Celtic continued in the same vein, breaking through the defence, but getting now reward. Potts won a corner, that Hurst flapped at putting the ball onto Eastwood's usually deadly right foot. Eastwood's instant shot to try and beat the out of position Hurst showed how agile the Boro keeper is, as he twisted and jumped to block the ball. Had Mayers been on the pitch, he'd have been stood where the ball landed - he has that knack - nobody on the pitch did, and Hurst could claim the loose ball. When Potts won another corner a few minutes later, Hurst again flapped it onto Eastwood's foot, but his powerful strike was over the bar. Nor was it just Eastwood putting the ball into the stands. Potts did all the hard work, and fed the ball out to Bullimore running in. Bullimore struck it cleanly and powerfully, but the ball rose all the way from the edge of the box to the roof of the stand.

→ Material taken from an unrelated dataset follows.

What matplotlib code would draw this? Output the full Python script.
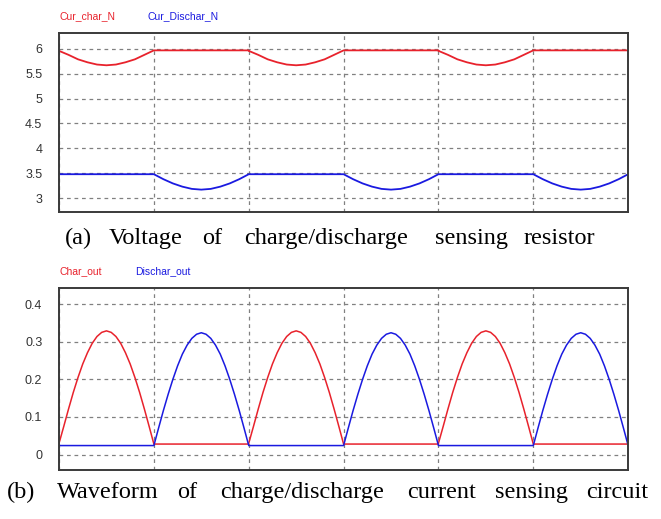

Off the back of the earlier counter attack goal, Radcliffe tried it again, but Sampson is no Banim, and when he found himself one-on-one with Dootson, he tried to place it past the Celtic number one, who bears that title for good reason, and he produced a damn fine stop. To show him out it should be done, Banim latched onto a clearance, turned Bowker so easily and went one-on-one with Dootson. No placement, all power, back of the net and the goal machine roars on.
And still Celtic wasted opportunities in front of goal. Eastwood took possession of a Bullimore threaded ball, with nowhere to go he got the ball to Thornley, whose shot was deflected wide for a corner. The corner eventually fell to Bowker, who headed wide. When Celtic got a free kick in a dangerous position, Potts' free kick was straight at Hurst, he didn't even have to move.
Clegg and Heald came onto the pitch to rejuvenate the midfield. Clegg's first touch was the culmination of some good work by Thornley and Eastwood at the edge o the box, pulling the defenders apart so that he could get a good strike on the ball, but Boro had enough back for a thigh to take all the power out, and allow Hurst to scramble across and claim.
Heald's first contribution was to race after a seemingly dead ball and stop it before it went for a goal kick. He had the time to pick out Keeling as the only unmarked Celtic player, but Keeling's powerful shot was an inch the wrong side of the post.
Clegg tried Hurst's reactions out from thirty five yards, but Hurst had been watching, and caught the ball.
During the heavy bombardment of the Boro goal, Dootson collapsed in his own nets at the far end. It seems that during a kick, he'd caught more turf than ball and strained his knee. A stretcher was called for and with stoppage time ticking away (which the ref never replaced), Dootson was taken from the field. Eastwood took the jersey, it looked a little big on him, and the mood was somber as Foster came on.
Still there was a job to do, and Foster tried it with the last kick of the match, latching onto Thornley reverse pass and from an acute angle he managed to prove again that Hurst is an agile bloke!
Celtic had enough chances for two games in this match, and failed to convert any of them. It may be an old adage in football, but goal do win matches. If you're not scoring, the best you can hope for is a draw. We have strikers at the club - but either through lack of confidence, or practice, they're not finding the back of the net. Practice we should give them - confidence they have to give themselves.